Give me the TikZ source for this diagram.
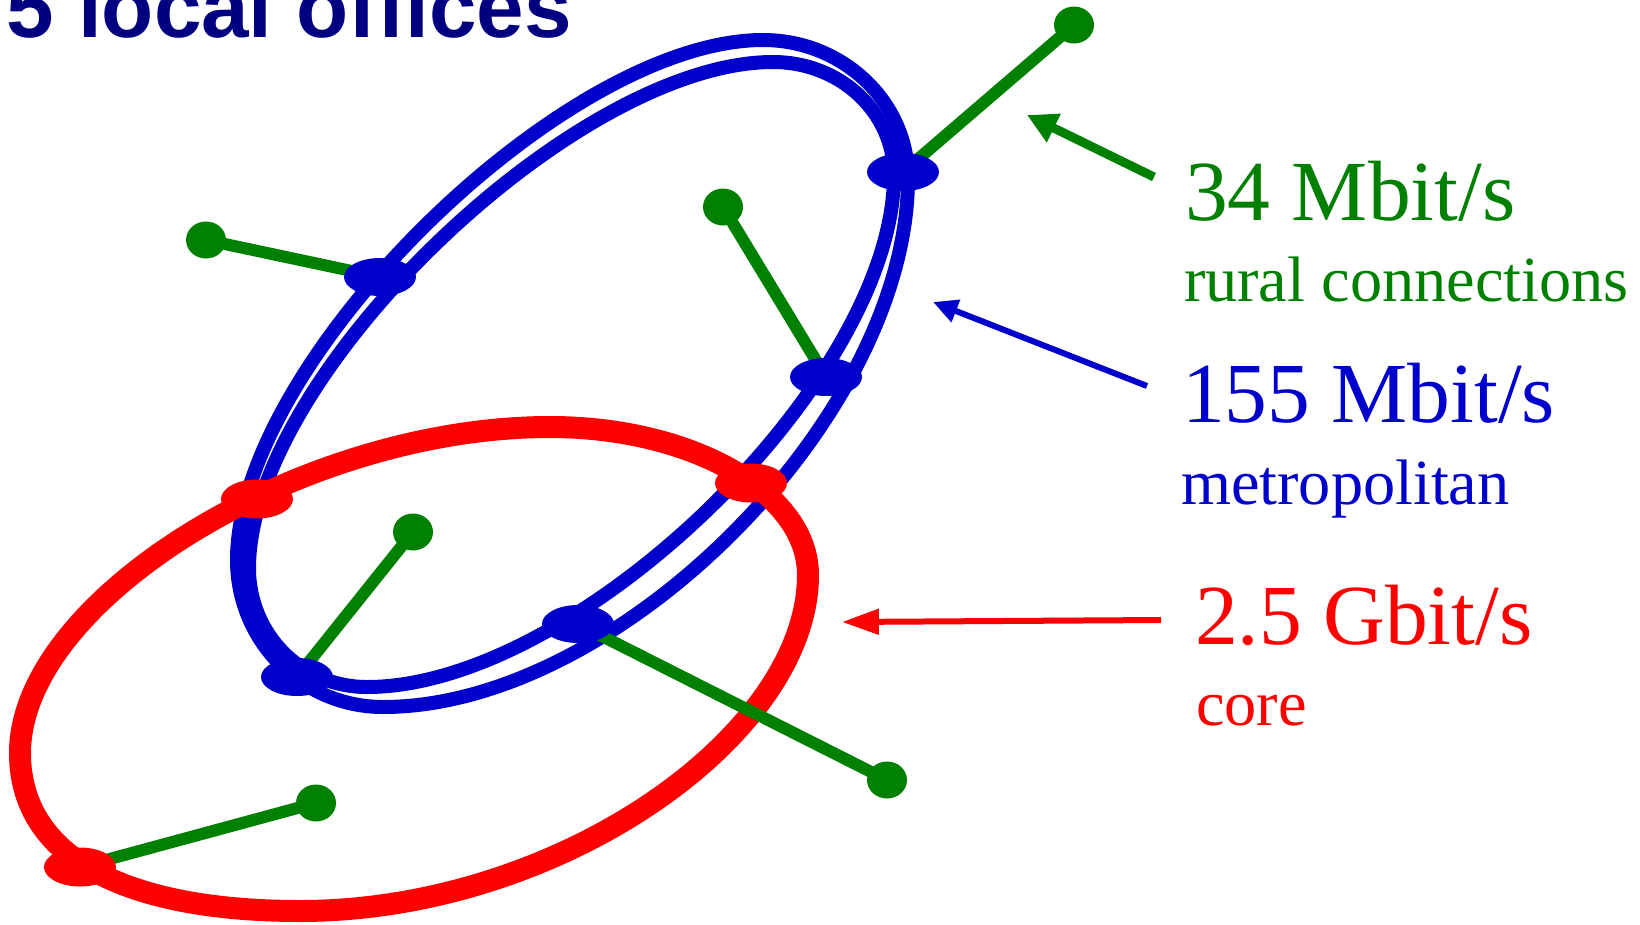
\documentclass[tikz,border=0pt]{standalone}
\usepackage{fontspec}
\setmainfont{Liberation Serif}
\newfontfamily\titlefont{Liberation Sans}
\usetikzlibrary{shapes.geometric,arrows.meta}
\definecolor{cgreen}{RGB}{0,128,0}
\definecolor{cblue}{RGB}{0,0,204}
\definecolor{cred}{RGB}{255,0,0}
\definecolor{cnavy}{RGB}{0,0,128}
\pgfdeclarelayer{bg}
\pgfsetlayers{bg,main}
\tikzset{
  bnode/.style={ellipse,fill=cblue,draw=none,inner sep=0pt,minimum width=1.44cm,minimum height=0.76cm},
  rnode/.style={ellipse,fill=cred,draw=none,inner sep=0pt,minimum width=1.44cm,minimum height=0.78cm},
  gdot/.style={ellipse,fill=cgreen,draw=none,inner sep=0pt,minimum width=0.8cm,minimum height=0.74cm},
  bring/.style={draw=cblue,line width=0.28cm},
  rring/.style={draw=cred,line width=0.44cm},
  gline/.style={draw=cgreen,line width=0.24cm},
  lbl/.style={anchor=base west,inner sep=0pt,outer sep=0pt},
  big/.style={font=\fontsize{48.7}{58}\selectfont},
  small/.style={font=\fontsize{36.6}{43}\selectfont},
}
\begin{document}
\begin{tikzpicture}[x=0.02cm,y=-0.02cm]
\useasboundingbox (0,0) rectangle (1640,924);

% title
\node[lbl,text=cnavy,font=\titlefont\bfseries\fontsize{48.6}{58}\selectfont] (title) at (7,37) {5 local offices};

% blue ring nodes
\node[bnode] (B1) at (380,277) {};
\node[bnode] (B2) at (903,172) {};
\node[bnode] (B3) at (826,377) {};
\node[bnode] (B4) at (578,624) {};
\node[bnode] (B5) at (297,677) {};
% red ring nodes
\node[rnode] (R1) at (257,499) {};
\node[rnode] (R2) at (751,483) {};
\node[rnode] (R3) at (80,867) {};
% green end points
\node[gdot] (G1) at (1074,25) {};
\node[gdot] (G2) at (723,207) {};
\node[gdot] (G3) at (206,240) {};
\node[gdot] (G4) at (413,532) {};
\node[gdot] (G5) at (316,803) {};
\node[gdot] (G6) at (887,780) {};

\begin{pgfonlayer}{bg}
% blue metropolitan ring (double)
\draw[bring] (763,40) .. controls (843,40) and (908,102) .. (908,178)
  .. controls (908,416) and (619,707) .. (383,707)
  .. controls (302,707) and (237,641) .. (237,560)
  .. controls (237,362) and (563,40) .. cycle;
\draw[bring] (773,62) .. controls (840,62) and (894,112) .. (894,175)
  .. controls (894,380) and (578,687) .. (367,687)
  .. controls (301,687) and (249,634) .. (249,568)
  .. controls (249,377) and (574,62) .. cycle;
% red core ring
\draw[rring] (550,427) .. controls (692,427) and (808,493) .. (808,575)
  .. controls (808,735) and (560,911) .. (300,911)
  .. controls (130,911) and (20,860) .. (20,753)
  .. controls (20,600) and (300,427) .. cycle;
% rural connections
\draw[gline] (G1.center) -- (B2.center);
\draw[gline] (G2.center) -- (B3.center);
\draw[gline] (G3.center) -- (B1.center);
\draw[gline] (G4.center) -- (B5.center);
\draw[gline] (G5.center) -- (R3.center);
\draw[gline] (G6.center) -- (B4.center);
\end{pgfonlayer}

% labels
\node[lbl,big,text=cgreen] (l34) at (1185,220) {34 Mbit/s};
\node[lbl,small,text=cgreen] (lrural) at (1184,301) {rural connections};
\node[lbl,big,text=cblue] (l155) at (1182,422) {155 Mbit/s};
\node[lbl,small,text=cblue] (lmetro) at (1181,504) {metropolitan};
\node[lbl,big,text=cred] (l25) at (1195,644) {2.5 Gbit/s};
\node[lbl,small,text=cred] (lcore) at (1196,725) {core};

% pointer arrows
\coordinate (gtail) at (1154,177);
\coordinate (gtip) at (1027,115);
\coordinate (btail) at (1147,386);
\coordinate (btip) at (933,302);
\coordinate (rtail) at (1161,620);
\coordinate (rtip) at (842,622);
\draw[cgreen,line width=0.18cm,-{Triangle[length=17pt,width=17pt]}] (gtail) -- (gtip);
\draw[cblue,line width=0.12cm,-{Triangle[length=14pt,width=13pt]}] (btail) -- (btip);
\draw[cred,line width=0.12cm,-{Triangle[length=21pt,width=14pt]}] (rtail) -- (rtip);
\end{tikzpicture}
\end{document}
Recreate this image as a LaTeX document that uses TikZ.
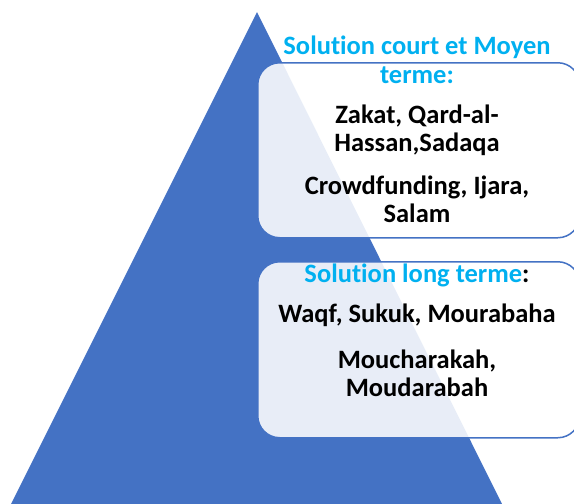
......
[WORK TO DO] Copy, word for word, the entries above from the first line to the line that holds "(title) at (7,37)". Drop the pictures.

[REPLY]
Give me the TikZ source for this diagram.
\documentclass[tikz,border=0pt]{standalone}
\usepackage{fontspec}
\setmainfont{Liberation Serif}
\newfontfamily\titlefont{Liberation Sans}
\usetikzlibrary{shapes.geometric,arrows.meta}
\definecolor{cgreen}{RGB}{0,128,0}
\definecolor{cblue}{RGB}{0,0,204}
\definecolor{cred}{RGB}{255,0,0}
\definecolor{cnavy}{RGB}{0,0,128}
\pgfdeclarelayer{bg}
\pgfsetlayers{bg,main}
\tikzset{
  bnode/.style={ellipse,fill=cblue,draw=none,inner sep=0pt,minimum width=1.44cm,minimum height=0.76cm},
  rnode/.style={ellipse,fill=cred,draw=none,inner sep=0pt,minimum width=1.44cm,minimum height=0.78cm},
  gdot/.style={ellipse,fill=cgreen,draw=none,inner sep=0pt,minimum width=0.8cm,minimum height=0.74cm},
  bring/.style={draw=cblue,line width=0.28cm},
  rring/.style={draw=cred,line width=0.44cm},
  gline/.style={draw=cgreen,line width=0.24cm},
  lbl/.style={anchor=base west,inner sep=0pt,outer sep=0pt},
  big/.style={font=\fontsize{48.7}{58}\selectfont},
  small/.style={font=\fontsize{36.6}{43}\selectfont},
}
\begin{document}
\begin{tikzpicture}[x=0.02cm,y=-0.02cm]
\useasboundingbox (0,0) rectangle (1640,924);

% title
\node[lbl,text=cnavy,font=\titlefont\bfseries\fontsize{48.6}{58}\selectfont] (title) at (7,37) {5 local offices};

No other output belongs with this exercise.